2011-08-15 Thread PramodP
Step 1: Sort the smaller array mlogm
Step 2: For every element in the bigger array, do a binary search on this
sorted smaller array. n*logm

Total complexity (m+n)logm

You could sort the other array and binary search from the smaller array but
then it would be (m+n)logn which is bigger than (m+n)logm

On Mon, Aug 15, 2011 at 7:18 PM, mohit verma mohit89m...@gmail.com wrote:

 thanks guys.

 On Mon, Aug 15, 2011 at 1:12 PM, Nikhil Veliath nve...@gmail.com wrote:

 Dave tu mahan hai . . .  .
 -- Forwarded message --
 From: Dipankar Patro dip10c...@gmail.com
 Date: 14 Aug 2011 23:27
 Subject: Re: [algogeeks] Re: array question
 To: algogeeks@googlegroups.com

 @Dave nice algo. Really like it.

 So the whole complexity depends on the sorting.

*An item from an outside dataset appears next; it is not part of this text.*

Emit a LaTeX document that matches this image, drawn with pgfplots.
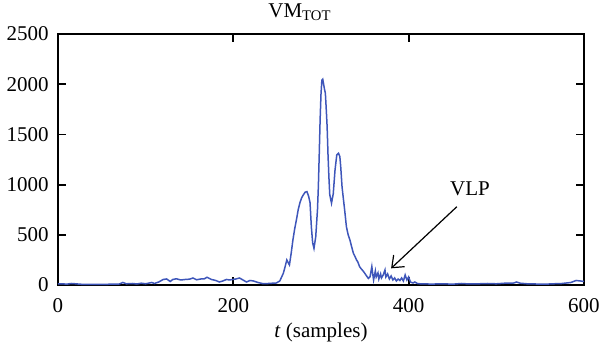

 On 14 August 2011 22:58, Dave dave_and_da...@juno.com wrote:

 @Dipankar: If extra space is not allowed, I think the optimal solution
 is to sort the two arrays, which takes O(max(m log m, n log n)). Then
 the common element can be found in O(m + n) by a simple search that
 starts at i = j = 0 and increments the index of the lesser of a[i] and
 b[j]. Overall complexity is O(max(m log m, n log n)).

 Dave

 On Aug 14, 8:24 am, Dipankar Patro dip10c...@gmail.com wrote:
  @ Sagar:
  What if extra space in not allowed?
  I think then we have to use the binary search method...
 
  On 14 August 2011 18:50, sagar pareek sagarpar...@gmail.com wrote:
 
 
 
 
 
   Hashing
   O(n+m)
 
   On Sun, Aug 14, 2011 at 6:48 PM, Dipankar Patro dip10c...@gmail.com
 wrote:
 
   how about binary search of each element from array 1 on array 2?
 
   overall complexity : O(nlogn)
 
   On 14 August 2011 18:46, mohit verma mohit89m...@gmail.com wrote:
 
   example:
array 1 :: 1 2 3 4 5 6 7  8 9 10 15
array 2::  23 34 56 13  15  57 432  348
 
   On Sun, Aug 14, 2011 at 6:44 PM, shady sinv...@gmail.com wrote:
 
   meaning ? what is a common element ? example
 ???
 
   On Sun, Aug 14, 2011 at 6:37 PM, mohit verma 
 mohit89m...@gmail.comwrote:
 
   given two arrays : with all distinct elements but one element in
   common. Find the common element in optimal time.